The new Rogers High School (built as part of Toledo Public Schools' "Building for Success" program) opened in 2006-2007 on McTigue Drive (while the new McTigue Middle School near Rogers opened on Nebraska Drive in September 2007).

==Rogers Athletics==

Boys athletic teams are known as the Rams, with girls teams competing as the Lady Rams. The school's teams compete in the Toledo City League.
- Girls Fast-pitch softball
- Boys Baseball
- Boys & Girls Basketball: 2011-12 Boys 1959-60 Varsity team won Rams 1st GLL championship
- Boys & Girls Cross Country
- Girls Tennis
- Boys & Girls Track (City League Boys Champions 1993, 1994, 1996, 2000, 2001, 2002, 2003)
- Girls Volleyball
- Football (City League Champions 2000; State Playoffs 2000, 2005)

==Ohio High School Athletic Association State Championships==

- Girls Track and Field - 1977
- Girls Basketball - 2018, 2019

==Great Lakes League (GLL) & Toledo City League Titles==

- Football: 1964 (GLL), 1966 (GLL), 2000, 2011
- Volleyball:
- Golf:
- Boys Basketball:1966-67 (GLL), 2011–12
- Girls Basketball: 2012, 2013, 2014, 2015, 2016, 2017, 2018, 2019, 2020
- Wrestling: 1971-72, 1974–75, 1983–84, 1984–85, 1985–86, 1986–87, 1987–88
- Baseball:
- Boys Track and Field: 1993, 1994, 1996, 2000, 2001, 2002, 2003, 2013
- Girls Track and Field: 1971, 1977, 1978, 1979, 1996, 1997, 1998, 1999, 2013
- Softball: 2013
(years marked with an asterisk (*) denote a shared title)

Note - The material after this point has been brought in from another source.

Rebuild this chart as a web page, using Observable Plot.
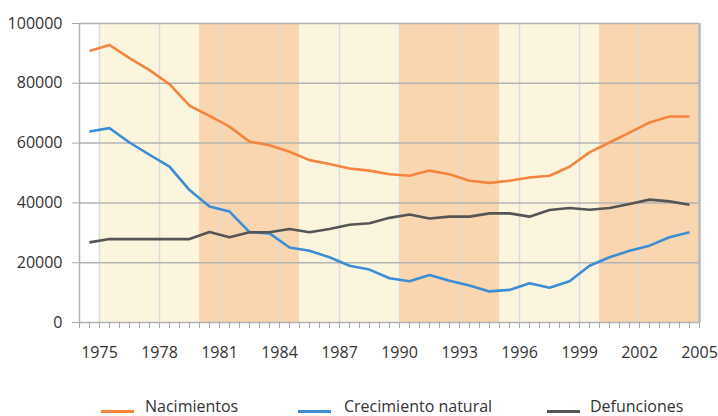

==School organizations and clubs==

- Afro Club
- Architecture, Construction, Engineering (ACE)
- Band
- "Be The Change" Team
- Business Professionals of America
- Cheerleading
- Community Service
- Choir
- Chess Club
- Community Service
- Construction Careers Academy
- Dance Team
- Drama
- FCA (Fellowship of Christian Athletes)
- FCCLA (FHA)
- Flag Corp
- French Club
- Future Teachers of America
- Jazz Band
- Jefferson Madison
- Newspaper
- Orchestra
- Paragon (NHS)
- Photography
- Robotics
- SAAB (Student African-American Brotherhood)
- Spanish club
- Spirit Club
- Student Council
- Thespians
- Yearbook
- Young Women of Excellence (Daughters of Promise)

Additionally, the school's Latin Club functions as a local chapter of both the Ohio Junior Classical League (OJCL) and National Junior Classical League (NJCL).

==School songs==
Alma Mater

We pledge our hearts our hands our voice to you Rogers High

We always strive to do our best for you Rogers High

Through life's long journey, we will recall,

The worthy lessons we learned in your halls

Rogers, Rogers High,

We Pledge our best to you.

Fight Song

Drive, drive on down the field

Push ever forward

Our Rogers High School

Never will meet defeat-Go Team

Drive through that line on to victory

We're here to cheer you

Never falter, never failing

Rogers High.

==Notable alumni==

- Yvonne Brown - Mayor of Tchula, Mississippi, first female black Republican Mayor in state of Mississippi
- Zia Cooke - South Carolina Gamecocks Woman’s Basketball star and drafted 10th overall in the 2023 WNBA Draft.
- Fred Davis - tight end for USC, 2007 Mackey Award winner, and in National Football League for Washington Redskins
- Erik Kynard - high jumper, gold medalist at 2012 Summer Olympics
- Steve Mix - professional basketball player for Philadelphia 76ers, Detroit Pistons, NBA All-Star
- Joe Tiller - head football coach for Purdue and Wyoming
- Bonnie Turner - member of Emmy Award-winning television and film writing/producing team Terry and Bonnie Turner; credits include Saturday Night Live, 3rd Rock from the Sun, That '70s Show and Wayne's World (movie)

==RHS Hall of Fame==
Rogers High School's Athletic Hall of Fame was instituted in 2003 to honor the school's notable athletes and coaches through its 50 year history.

In November 2006 the Athletic Director of Rogers High School chose to disband the existing board and its members. Though the non-profit organization still exists, they no longer nominate and vote for newly inducted members. The old board does not recognize inductees past 2006 and for that reason the website shows no new members.